▶ TASK DETAILS
Give back, word for word, only the lines from the opening of the records through the one with "1) quarters.push(y +". Pictures stay out.

_ _ _

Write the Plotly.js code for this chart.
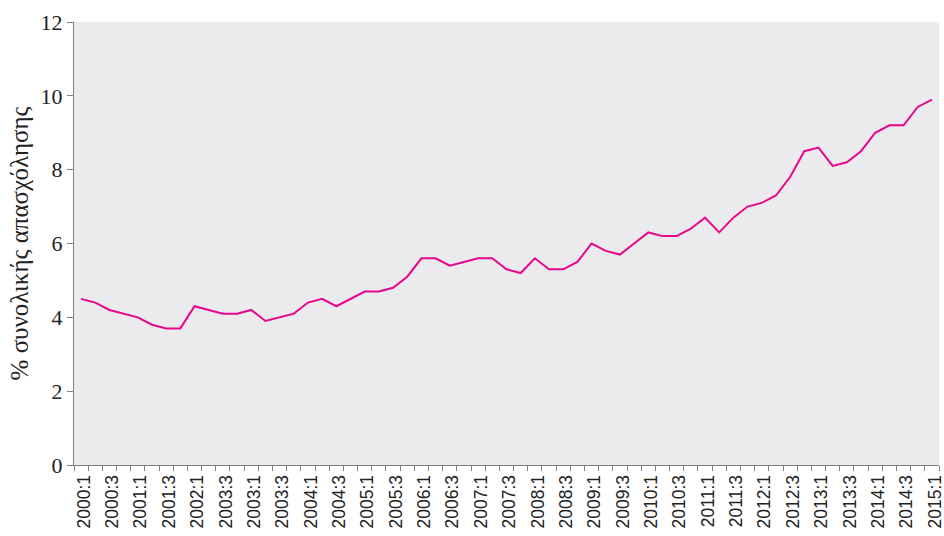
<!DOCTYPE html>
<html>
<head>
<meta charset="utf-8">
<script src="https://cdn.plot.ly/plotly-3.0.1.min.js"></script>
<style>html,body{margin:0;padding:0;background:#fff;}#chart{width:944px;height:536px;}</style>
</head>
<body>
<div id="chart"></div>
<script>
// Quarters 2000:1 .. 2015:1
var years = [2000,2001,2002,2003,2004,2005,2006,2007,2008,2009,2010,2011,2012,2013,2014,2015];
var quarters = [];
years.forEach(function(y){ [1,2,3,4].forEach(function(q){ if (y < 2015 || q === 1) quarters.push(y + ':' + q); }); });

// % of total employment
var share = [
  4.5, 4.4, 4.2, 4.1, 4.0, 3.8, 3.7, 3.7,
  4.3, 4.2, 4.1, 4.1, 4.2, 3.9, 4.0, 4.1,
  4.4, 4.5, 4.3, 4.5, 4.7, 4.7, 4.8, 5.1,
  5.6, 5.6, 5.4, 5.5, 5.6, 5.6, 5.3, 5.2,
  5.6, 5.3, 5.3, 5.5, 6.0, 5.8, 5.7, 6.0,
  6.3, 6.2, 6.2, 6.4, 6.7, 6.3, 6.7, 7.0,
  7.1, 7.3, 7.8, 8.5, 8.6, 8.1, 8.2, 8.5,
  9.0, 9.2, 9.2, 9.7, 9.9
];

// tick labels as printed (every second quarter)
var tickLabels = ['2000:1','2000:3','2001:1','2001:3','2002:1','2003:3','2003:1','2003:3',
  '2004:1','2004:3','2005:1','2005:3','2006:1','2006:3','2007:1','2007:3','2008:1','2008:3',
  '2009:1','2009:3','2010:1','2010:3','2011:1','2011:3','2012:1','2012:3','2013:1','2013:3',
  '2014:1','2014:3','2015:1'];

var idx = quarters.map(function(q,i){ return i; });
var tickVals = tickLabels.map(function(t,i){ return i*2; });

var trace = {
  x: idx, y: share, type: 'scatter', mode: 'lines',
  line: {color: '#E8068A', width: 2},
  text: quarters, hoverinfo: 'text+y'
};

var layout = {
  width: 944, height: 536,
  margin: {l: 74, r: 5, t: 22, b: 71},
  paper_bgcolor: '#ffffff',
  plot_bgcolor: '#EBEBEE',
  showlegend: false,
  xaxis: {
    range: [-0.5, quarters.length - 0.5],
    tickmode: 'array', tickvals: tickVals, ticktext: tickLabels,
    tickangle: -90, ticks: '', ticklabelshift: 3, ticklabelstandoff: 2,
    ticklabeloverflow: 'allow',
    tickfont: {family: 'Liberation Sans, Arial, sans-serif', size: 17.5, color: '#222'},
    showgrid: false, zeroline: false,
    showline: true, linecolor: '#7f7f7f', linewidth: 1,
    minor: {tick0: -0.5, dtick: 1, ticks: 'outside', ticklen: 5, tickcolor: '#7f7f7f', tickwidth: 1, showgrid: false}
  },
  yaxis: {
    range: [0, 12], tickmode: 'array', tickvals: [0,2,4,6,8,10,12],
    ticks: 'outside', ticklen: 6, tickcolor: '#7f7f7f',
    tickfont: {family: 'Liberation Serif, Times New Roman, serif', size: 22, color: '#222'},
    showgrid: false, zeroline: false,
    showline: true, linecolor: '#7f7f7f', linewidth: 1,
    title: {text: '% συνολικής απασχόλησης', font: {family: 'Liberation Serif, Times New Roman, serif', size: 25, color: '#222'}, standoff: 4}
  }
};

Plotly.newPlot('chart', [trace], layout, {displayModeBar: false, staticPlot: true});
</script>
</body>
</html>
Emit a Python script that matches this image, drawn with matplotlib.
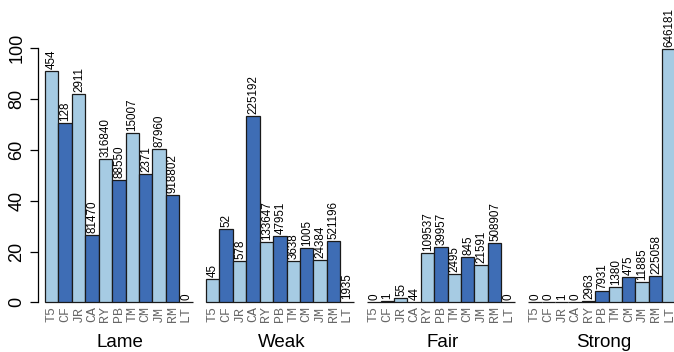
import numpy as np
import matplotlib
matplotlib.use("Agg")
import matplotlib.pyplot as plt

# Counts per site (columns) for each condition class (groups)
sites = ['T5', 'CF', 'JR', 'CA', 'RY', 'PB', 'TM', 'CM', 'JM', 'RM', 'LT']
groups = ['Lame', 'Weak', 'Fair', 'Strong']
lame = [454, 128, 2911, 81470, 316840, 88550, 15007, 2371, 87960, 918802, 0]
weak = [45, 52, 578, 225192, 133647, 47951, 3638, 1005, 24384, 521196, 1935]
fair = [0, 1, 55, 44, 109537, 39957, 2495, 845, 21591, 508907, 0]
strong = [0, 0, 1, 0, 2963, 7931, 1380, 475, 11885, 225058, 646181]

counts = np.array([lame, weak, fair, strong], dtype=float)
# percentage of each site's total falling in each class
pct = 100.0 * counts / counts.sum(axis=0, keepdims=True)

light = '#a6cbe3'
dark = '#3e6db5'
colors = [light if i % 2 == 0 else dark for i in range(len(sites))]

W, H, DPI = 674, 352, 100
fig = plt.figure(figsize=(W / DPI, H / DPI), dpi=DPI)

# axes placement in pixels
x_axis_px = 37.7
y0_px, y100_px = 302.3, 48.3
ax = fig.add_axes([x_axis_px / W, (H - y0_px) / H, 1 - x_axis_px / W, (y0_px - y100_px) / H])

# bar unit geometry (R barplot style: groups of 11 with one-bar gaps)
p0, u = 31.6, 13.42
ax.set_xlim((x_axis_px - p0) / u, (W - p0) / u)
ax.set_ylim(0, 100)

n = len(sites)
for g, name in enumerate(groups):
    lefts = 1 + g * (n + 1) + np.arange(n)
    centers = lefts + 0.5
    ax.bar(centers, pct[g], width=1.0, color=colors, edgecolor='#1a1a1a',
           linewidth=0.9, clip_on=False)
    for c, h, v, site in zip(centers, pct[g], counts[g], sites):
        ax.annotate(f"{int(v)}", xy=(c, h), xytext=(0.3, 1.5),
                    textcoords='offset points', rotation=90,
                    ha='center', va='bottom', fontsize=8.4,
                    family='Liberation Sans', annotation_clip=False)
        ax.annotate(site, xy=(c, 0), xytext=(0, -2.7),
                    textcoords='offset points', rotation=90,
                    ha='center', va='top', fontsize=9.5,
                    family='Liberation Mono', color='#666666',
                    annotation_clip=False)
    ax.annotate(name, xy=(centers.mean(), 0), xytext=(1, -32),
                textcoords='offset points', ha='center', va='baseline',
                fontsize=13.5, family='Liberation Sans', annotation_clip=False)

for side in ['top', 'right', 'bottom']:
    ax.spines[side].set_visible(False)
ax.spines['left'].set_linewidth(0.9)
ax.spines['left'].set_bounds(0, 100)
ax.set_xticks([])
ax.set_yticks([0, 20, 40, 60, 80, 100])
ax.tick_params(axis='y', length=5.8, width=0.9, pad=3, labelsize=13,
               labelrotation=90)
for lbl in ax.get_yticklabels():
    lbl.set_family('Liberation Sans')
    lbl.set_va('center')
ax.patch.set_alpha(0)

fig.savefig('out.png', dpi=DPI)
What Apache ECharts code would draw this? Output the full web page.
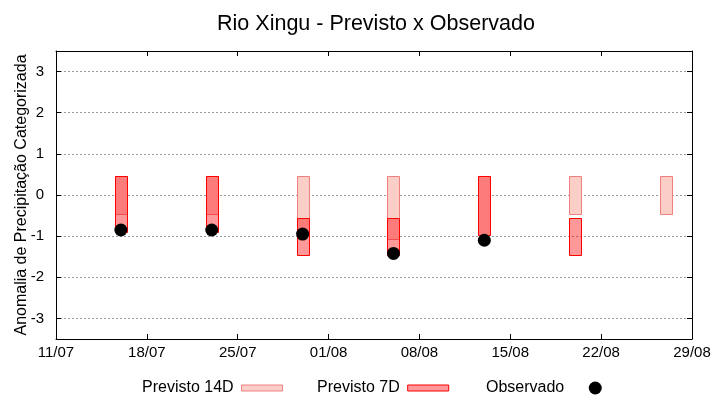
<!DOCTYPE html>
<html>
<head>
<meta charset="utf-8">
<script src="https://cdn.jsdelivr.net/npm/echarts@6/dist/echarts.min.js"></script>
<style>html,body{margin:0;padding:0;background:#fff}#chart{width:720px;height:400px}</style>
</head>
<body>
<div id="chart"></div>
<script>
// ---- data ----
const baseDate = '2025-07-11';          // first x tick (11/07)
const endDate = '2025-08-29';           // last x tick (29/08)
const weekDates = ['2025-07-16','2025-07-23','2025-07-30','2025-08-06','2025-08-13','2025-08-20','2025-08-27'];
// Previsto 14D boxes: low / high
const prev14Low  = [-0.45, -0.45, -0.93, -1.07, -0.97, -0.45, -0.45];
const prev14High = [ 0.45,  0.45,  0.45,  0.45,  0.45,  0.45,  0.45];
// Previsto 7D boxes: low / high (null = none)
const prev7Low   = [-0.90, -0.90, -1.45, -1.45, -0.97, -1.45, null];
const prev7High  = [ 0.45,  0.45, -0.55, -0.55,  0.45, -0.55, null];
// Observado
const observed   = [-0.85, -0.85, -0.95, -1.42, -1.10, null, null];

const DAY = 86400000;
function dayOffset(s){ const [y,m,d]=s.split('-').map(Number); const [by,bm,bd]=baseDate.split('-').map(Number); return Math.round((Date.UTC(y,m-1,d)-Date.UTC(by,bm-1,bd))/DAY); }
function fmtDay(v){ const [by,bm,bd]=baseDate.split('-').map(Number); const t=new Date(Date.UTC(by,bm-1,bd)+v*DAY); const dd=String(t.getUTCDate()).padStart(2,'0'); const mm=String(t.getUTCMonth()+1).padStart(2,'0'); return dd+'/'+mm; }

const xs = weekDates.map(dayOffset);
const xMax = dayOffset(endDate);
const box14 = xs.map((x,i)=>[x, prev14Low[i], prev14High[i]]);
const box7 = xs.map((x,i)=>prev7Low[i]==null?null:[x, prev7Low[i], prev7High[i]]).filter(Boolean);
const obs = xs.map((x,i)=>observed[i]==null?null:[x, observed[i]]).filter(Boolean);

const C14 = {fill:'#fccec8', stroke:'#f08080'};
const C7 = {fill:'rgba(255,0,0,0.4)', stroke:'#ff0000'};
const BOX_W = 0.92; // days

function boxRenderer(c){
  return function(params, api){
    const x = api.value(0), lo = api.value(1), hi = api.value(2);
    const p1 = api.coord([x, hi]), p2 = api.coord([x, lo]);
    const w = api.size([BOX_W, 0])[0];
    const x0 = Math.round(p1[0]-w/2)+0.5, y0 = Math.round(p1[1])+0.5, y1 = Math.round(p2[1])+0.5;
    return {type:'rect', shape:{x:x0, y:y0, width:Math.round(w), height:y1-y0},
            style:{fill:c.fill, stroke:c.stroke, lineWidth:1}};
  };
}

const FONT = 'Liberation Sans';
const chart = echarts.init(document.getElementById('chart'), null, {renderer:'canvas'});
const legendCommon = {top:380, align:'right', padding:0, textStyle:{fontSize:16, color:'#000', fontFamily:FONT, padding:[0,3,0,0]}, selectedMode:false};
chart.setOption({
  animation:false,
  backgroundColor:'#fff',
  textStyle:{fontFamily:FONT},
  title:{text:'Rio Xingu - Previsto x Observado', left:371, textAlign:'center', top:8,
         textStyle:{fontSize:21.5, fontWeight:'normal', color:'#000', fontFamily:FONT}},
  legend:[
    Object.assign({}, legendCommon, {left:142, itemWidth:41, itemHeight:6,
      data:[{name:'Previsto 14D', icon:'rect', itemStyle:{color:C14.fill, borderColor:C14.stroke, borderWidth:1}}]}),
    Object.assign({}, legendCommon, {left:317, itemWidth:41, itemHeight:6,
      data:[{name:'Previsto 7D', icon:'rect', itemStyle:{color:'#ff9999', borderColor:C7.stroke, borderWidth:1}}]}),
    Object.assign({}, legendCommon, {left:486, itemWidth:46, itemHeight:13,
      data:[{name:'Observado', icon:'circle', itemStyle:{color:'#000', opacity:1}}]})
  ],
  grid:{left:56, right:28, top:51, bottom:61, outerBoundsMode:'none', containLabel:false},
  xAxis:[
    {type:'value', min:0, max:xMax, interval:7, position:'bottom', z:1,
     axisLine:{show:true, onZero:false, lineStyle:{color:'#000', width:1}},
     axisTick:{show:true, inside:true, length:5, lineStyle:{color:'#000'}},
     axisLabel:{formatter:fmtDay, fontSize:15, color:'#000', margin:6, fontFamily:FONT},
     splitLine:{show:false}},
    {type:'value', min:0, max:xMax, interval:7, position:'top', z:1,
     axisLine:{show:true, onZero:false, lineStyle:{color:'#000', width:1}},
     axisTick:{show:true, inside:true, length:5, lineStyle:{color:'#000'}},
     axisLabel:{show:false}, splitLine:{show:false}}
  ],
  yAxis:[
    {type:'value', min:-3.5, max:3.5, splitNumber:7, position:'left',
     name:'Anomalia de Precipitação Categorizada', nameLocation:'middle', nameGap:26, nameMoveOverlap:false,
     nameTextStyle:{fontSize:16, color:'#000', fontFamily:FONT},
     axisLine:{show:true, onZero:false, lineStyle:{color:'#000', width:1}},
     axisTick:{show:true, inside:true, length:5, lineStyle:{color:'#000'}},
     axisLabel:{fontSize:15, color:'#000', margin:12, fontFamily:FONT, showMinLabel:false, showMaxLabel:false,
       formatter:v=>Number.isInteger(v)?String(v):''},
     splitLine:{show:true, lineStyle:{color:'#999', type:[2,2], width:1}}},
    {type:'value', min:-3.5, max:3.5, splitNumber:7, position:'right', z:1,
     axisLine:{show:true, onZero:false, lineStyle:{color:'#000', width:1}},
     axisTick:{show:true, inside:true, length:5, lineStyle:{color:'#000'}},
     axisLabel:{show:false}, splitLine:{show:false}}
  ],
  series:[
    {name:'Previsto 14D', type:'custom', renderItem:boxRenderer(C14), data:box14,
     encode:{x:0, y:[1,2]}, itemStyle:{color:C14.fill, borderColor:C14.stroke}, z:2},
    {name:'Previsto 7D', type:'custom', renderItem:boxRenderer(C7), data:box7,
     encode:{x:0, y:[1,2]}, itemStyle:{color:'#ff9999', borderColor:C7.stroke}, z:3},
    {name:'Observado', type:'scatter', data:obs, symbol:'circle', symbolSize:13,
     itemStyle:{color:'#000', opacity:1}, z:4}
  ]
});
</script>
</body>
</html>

_ _ _

▶ OUTPUT OF THE EXERCISE
Write the Plotly.js code for this chart.
<!DOCTYPE html>
<html>
<head>
<meta charset="utf-8">
<script src="https://cdn.plot.ly/plotly-3.0.1.min.js"></script>
<style>html,body{margin:0;padding:0;background:#fff;}#chart{width:944px;height:536px;}</style>
</head>
<body>
<div id="chart"></div>
<script>
// Quarters 2000:1 .. 2015:1
var years = [2000,2001,2002,2003,2004,2005,2006,2007,2008,2009,2010,2011,2012,2013,2014,2015];
var quarters = [];
years.forEach(function(y){ [1,2,3,4].forEach(function(q){ if (y < 2015 || q === 1) quarters.push(y + ':' + q); }); });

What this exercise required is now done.